I am making a benchmarking program to automate the collection of timings data for individual kernels in a larger library / software suite I am building. Making this additional test program has provided the extra benefit of pushing me to re-think the setup and come at things from another perspective, which has uncovered a bug or two.
But, on to the question… I designed my kernels around “work units” such that each thread block will take a work unit, do it, then reach for the next one in an asynchronous fashion. Over a large workload, however, the blocks should all get done in about as quick a manner as possible. This approach has worked well in another program I worked on, and I am adding some polish to the system. One would hypothesize that, so long as the card is evenly filled by X work units, then providing 2X work units would require twice as long to compute, plus some launch latency. The card is being bombarded with one workload after another, but overall (so far) the workloads are not driving up the temperature of the card, likely because of the length of the longer-running kernel and the fact that its work units are somewhat sparse in this test.
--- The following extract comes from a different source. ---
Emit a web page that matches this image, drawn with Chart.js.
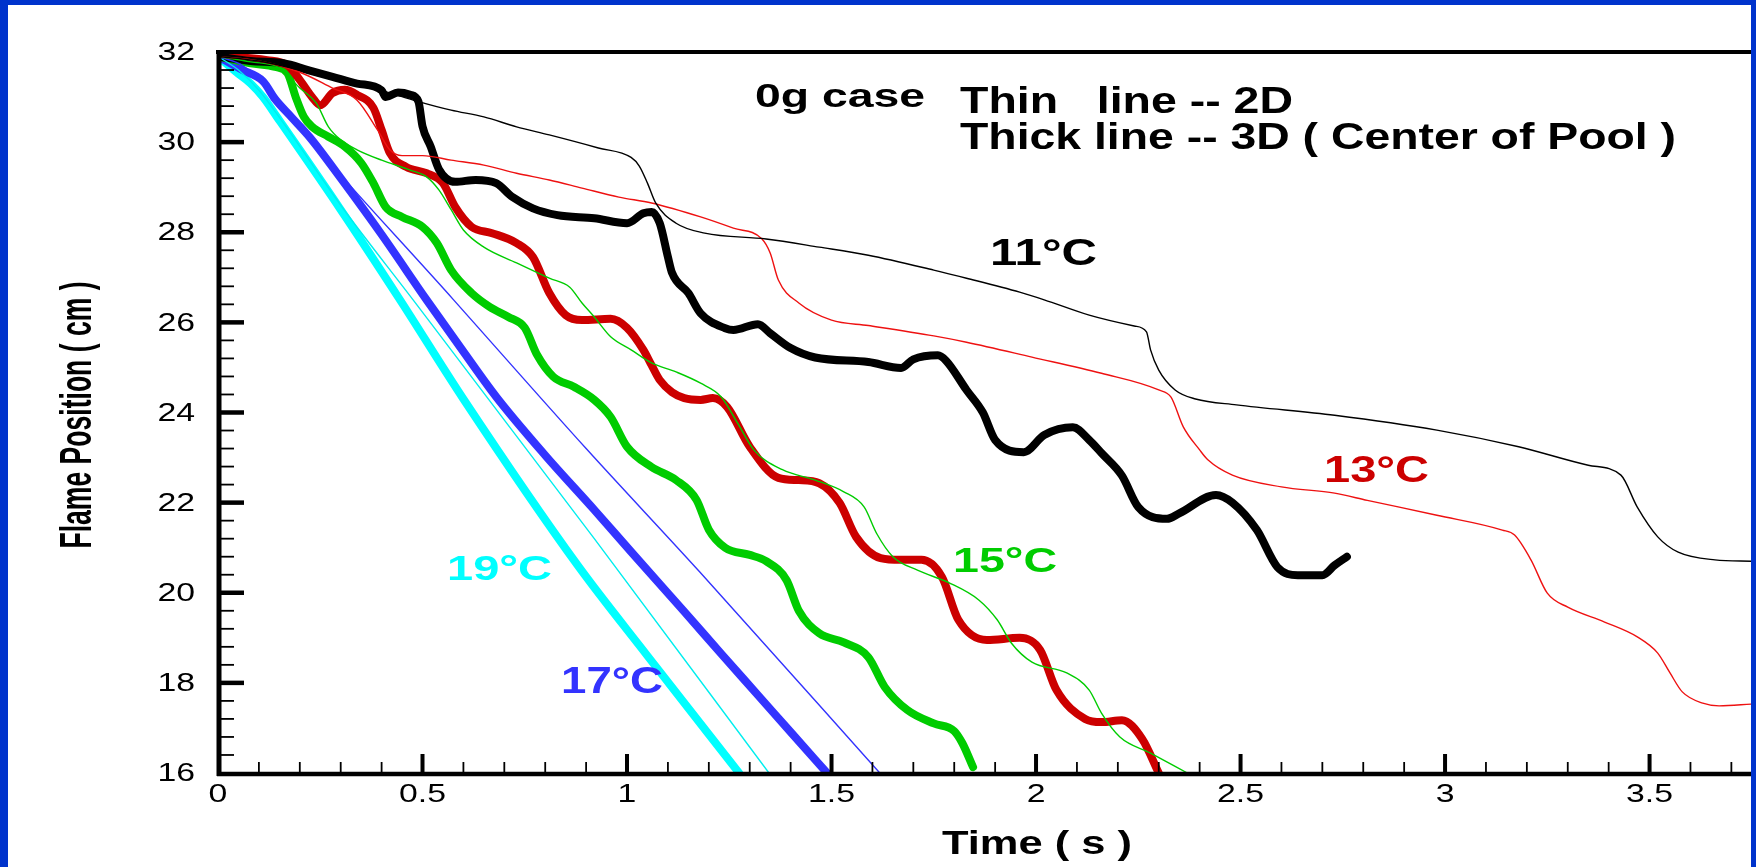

When I do this experiment with each of two kernels, I find that the results are indeed linear in the workload, but I get some pretty striking results. I am running these experiments with a number of work units that is a direct multiple of the number of streaming multiprocessors and thus the number of blocks in the launch grid, and in fact each work unit calls for a replica of the same evaluations, so the load is very well balanced. With the faster kernel, the trendline suggests a launch latency of about 11 microseconds. With the slower kernel, the trendline suggests a launch latency of 0 or perhaps even -1 microseconds (so, zero). The first result seems within reason, though perhaps a bit higher than I usually hear kernel launch latency quoted at, but the second result seems a bit odd–I’d expect at least 5, especially given that the slower kernel involves much more detailed code (though the reason it is slower is not because it does more math, it actually does much less math but involves a lot more atomicAdd() operations).
I am running these calculations on an A40, the top-end visualization card, but I believe I am getting MAD returns off of the floating-point arithmetic two-fer that the GA102 series offers.
Can anyone comment here–does kernel launch latency indeed scale with the complexity of the kernel, is 11 microseconds a launch latency one might expect for a relatively simple kernel requiring 40 registers per thread and launched with five 256-threaded blocks per SM? Is it plausible that a very complex kernel (about 1600 lines in all) with 57-60 registers per thread launched on one 1024-threaded block per SM might have a very low launch latency?
Cheers!
(Edit: I am looking at several other systems of similar sizes, and the results remain more or less the same–7 microseconds’ estimated latency in the other systems for the fast kernel, and 0 to “negative 1” microseconds’ estimated latency in the slower kernel.)